Robert E. Rich Sr. (July 7, 1913 - February 15, 2006) was a food processing pioneer and executive. During World War II, he invented the first non-dairy whipped topping made from soybeans that could be frozen.

Born in Buffalo, New York, he founded Rich Products in 1945, which had sales of $2.5 billion on more than 2,300 products in 2005, the year before he died at age 92 in Palm Beach, Florida. His son, Robert Jr., inherited the company and is the owner of the Buffalo Bisons minor league baseball team.

==Biography==
Rich attended Bennett High School in Buffalo, where his father, Pal Rich, owned an ice cream plant. He received his undergraduate education from the University at Buffalo, where he was captain of both football and wrestling. He was also a member of Alpha Kappa Psi and Bisonhead, an all-male secret society on campus. He was later inducted into the University at Buffalo, The State University of New York Athletic Hall of Fame.

After borrowing money from his father, he started the Wilbur Dairy Company (later renamed the Jones-Rich Milk Company) in 1935. The success of his cream substitute brought a series of lawsuits from the dairy industry in an effort to stop distribution of his product. Rich prevailed in every case. At his death, he was one of the wealthiest people in the world, reportedly worth $2 billion, and his company was the largest family-owned food products company in America.

==Sports properties==
Rich owned three minor league baseball teams, most notably the Buffalo Bisons, Triple-A International League affiliate of the Toronto Blue Jays. The other two teams are the Northwest Arkansas Naturals (Double-A affiliate of the Kansas City Royals), and the West Virginia Black Bears (formerly the Jamestown Jammers, the Single-A Short Season affiliate of the Pittsburgh Pirates).
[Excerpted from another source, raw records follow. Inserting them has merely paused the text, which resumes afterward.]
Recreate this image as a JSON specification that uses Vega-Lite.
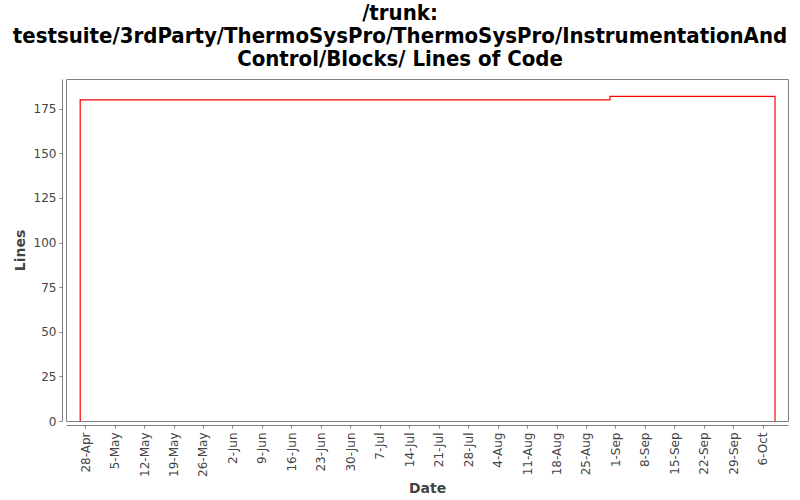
{
  "$schema": "https://vega.github.io/schema/vega-lite/v6.json",
  "width": 722,
  "height": 342,
  "autosize": {"type": "none"},
  "padding": {"left": 66, "top": 79, "right": 12, "bottom": 79},
  "background": "white",
  "title": {
    "text": [
      "/trunk:",
      "testsuite/3rdParty/ThermoSysPro/ThermoSysPro/InstrumentationAnd",
      "Control/Blocks/ Lines of Code"
    ],
    "font": "DejaVu Sans Condensed",
    "fontSize": 22,
    "fontWeight": "bold",
    "color": "black",
    "anchor": "middle",
    "dx": -27,
    "offset": 8,
    "lineHeight": 23
  },
  "data": {
    "values": [
      {"i": 0, "date": "2013-04-26T20:00:00Z", "lines": 0},
      {"i": 1, "date": "2013-04-26T20:00:00Z", "lines": 180},
      {"i": 2, "date": "2013-08-30T17:00:00Z", "lines": 182},
      {"i": 3, "date": "2013-10-08T22:00:00Z", "lines": 0}
    ]
  },
  "mark": {
    "type": "line",
    "interpolate": "step-after",
    "color": "#ff0000",
    "strokeWidth": 1.2
  },
  "encoding": {
    "x": {
      "field": "date",
      "type": "temporal",
      "scale": {
        "type": "utc",
        "domain": [
          {"year": 2013, "month": 4, "date": 23, "hours": 11, "utc": true},
          {"year": 2013, "month": 10, "date": 12, "utc": true}
        ]
      },
      "axis": {
        "title": "Date",
        "format": "%-d-%b",
        "tickCount": {"interval": "week", "step": 1},
        "labelAngle": 270,
        "labelAlign": "right",
        "labelBaseline": "middle",
        "offset": 4,
        "labelPadding": 4,
        "titlePadding": 5,
        "grid": false
      }
    },
    "y": {
      "field": "lines",
      "type": "quantitative",
      "scale": {"domain": [0, 191.7], "nice": false},
      "axis": {
        "title": "Lines",
        "values": [0, 25, 50, 75, 100, 125, 150, 175],
        "offset": 4,
        "labelPadding": 3,
        "titlePadding": 6,
        "grid": false
      }
    },
    "order": {"field": "i"}
  },
  "config": {
    "view": {"stroke": "#808080", "strokeWidth": 1},
    "axis": {
      "domainColor": "#808080",
      "tickColor": "#808080",
      "tickSize": 3,
      "labelColor": "#444444",
      "labelFont": "DejaVu Sans",
      "labelFontSize": 12,
      "titleColor": "#444444",
      "titleFont": "DejaVu Sans",
      "titleFontSize": 14,
      "titleFontWeight": "bold",
      "labelFlush": false,
      "labelOverlap": false
    }
  }
}
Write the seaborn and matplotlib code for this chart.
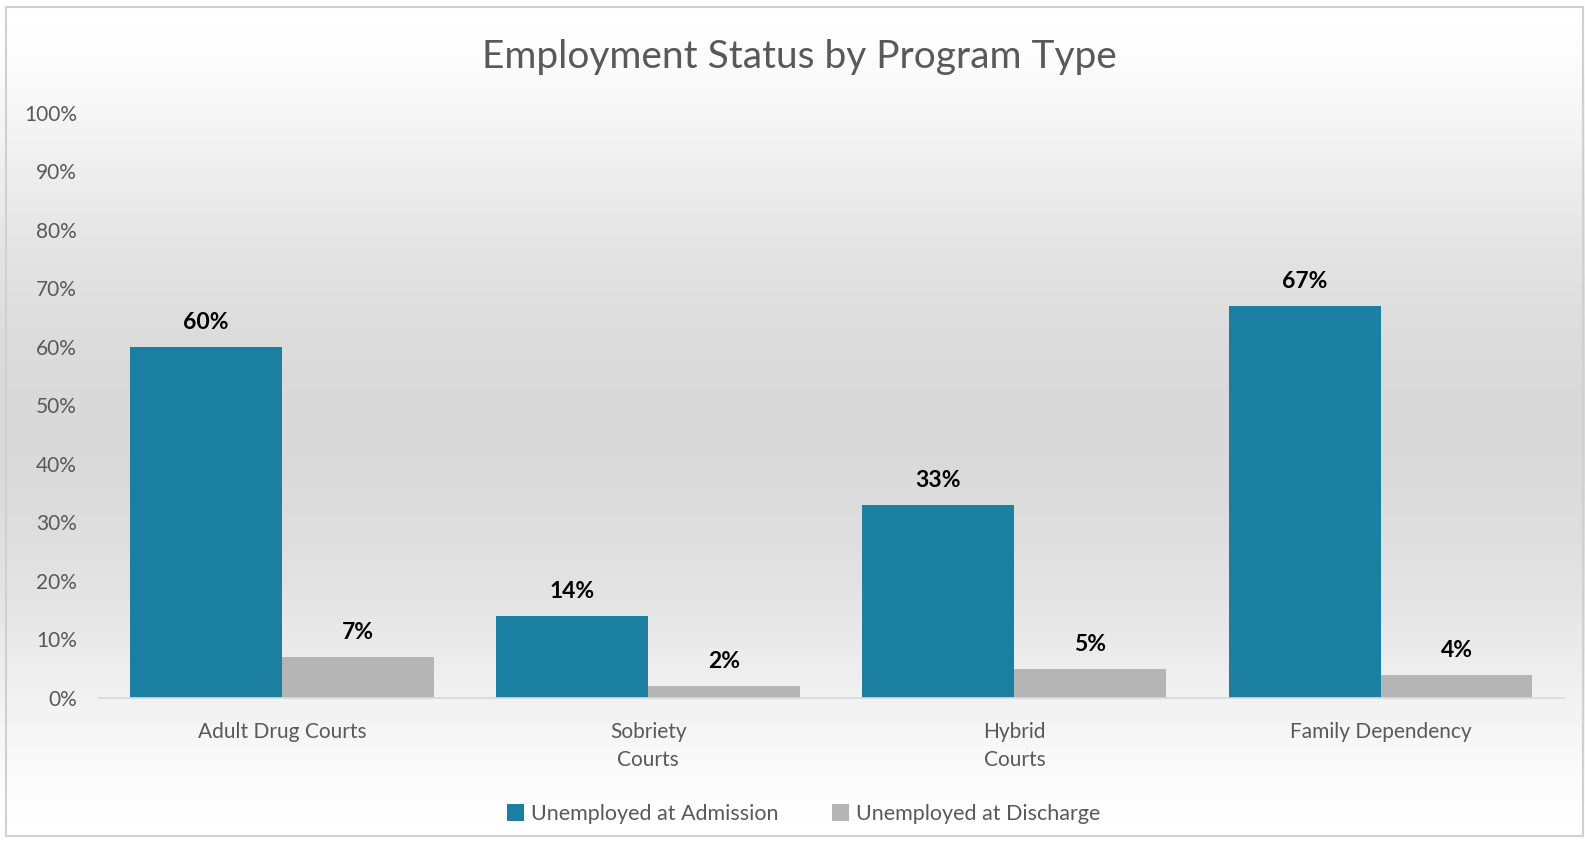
import numpy as np
import pandas as pd
import matplotlib
matplotlib.use("Agg")
import matplotlib.pyplot as plt
import seaborn as sns
from matplotlib.ticker import PercentFormatter

programs = ["Adult Drug Courts", "Sobriety\nCourts", "Hybrid\nCourts", "Family Dependency"]
admission = [60, 14, 33, 67]
discharge = [7, 2, 5, 4]
series = ["Unemployed at Admission", "Unemployed at Discharge"]
colors = ["#1a7fa0", "#b5b5b5"]

df = pd.DataFrame({
    "program": programs * 2,
    "series": [series[0]] * len(programs) + [series[1]] * len(programs),
    "value": admission + discharge,
})

sns.set_theme(style="white")
plt.rcParams["font.family"] = ["Lato", "DejaVu Sans"]

fig = plt.figure(figsize=(15.85, 8.46), dpi=100)

# vertical gradient background: white -> light grey -> white
bg = fig.add_axes([0, 0, 1, 1], zorder=-10)
t = np.linspace(0, 1, 256)
shade = 1 - 0.15 * np.sin(np.pi * t) ** 1.5
bg.imshow(shade[:, None], aspect="auto", cmap="gray", vmin=0, vmax=1,
          extent=[0, 1, 0, 1])
bg.set_axis_off()
bg.add_patch(plt.Rectangle((0.004, 0.012), 0.995, 0.98, fill=False,
                           edgecolor="#d0d0d0", lw=1.5, transform=bg.transAxes))

ax = fig.add_axes([0.0625, 0.175, 0.924, 0.692])
ax.patch.set_alpha(0)
sns.barplot(data=df, x="program", y="value", hue="series", palette=colors,
            width=0.83, gap=0, saturation=1, linewidth=0, ax=ax, legend=True)

ax.set_ylim(0, 100)
ax.set_yticks(range(0, 101, 10))
ax.yaxis.set_major_formatter(PercentFormatter(decimals=0))
ax.set_xlabel("")
ax.set_ylabel("")
for s in ["top", "right", "left"]:
    ax.spines[s].set_visible(False)
ax.spines["bottom"].set_color("#d9d9d9")
ax.tick_params(axis="y", labelsize=15, labelcolor="#595959", length=0, pad=16)
ax.tick_params(axis="x", labelsize=15, labelcolor="#595959", length=0, pad=17)
for lbl in ax.get_xticklabels():
    lbl.set_linespacing(1.5)

for cont in ax.containers:
    ax.bar_label(cont, fmt="%g%%", padding=10, fontsize=16.5, fontweight="bold",
                 color="#000000")

ax.set_title("Employment Status by Program Type", fontsize=28, color="#595959",
             pad=32, x=0.478)

handles, labels = ax.get_legend_handles_labels()
ax.legend_.remove()
fig.legend(handles, labels, loc="center", bbox_to_anchor=(0.507, 0.038), ncol=2,
           frameon=False, fontsize=15.5, labelcolor="#595959", handlelength=0.8,
           handleheight=0.8, handletextpad=0.3, columnspacing=2.5)

fig.savefig("out.png", dpi=100)
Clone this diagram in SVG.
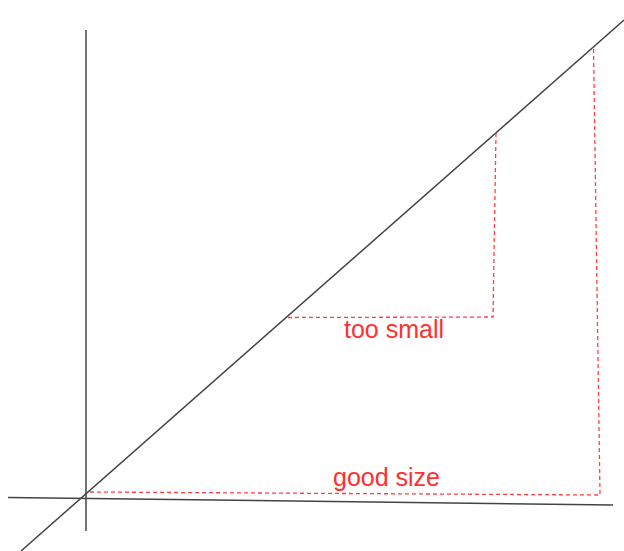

His older son continued this, and added some sponsorships:
- On November 4, 2010, Bob Rich announced that Rich Products shall be the official kit sponsor of the English Northern League Division One team Bedlington Terriers F.C.
- In 2013, Rich's Farm Rich brand became sponsor for Front Row Motorsports' David Ragan in the NASCAR Sprint Cup Series, and in its first race as sponsor, Ragan won the 2013 Aaron's 499 at Talladega Superspeedway; Farm Rich again served as Ragan's sponsor at Richmond International Raceway in the 2013 Federated Auto Parts 400.

==Rich's==

Due to pressure from the dairy industry, Rich Products was sued in 36 states, the founder's older son Robert E. Rich Jr. said, and won 40 out of 41 cases. The company's CoffeeRich product, marketed with a series of national ads featuring George Burns, did well: "its sales soared, particularly among Jews who kept kosher and were forbidden to put cream in their coffee while eating meat."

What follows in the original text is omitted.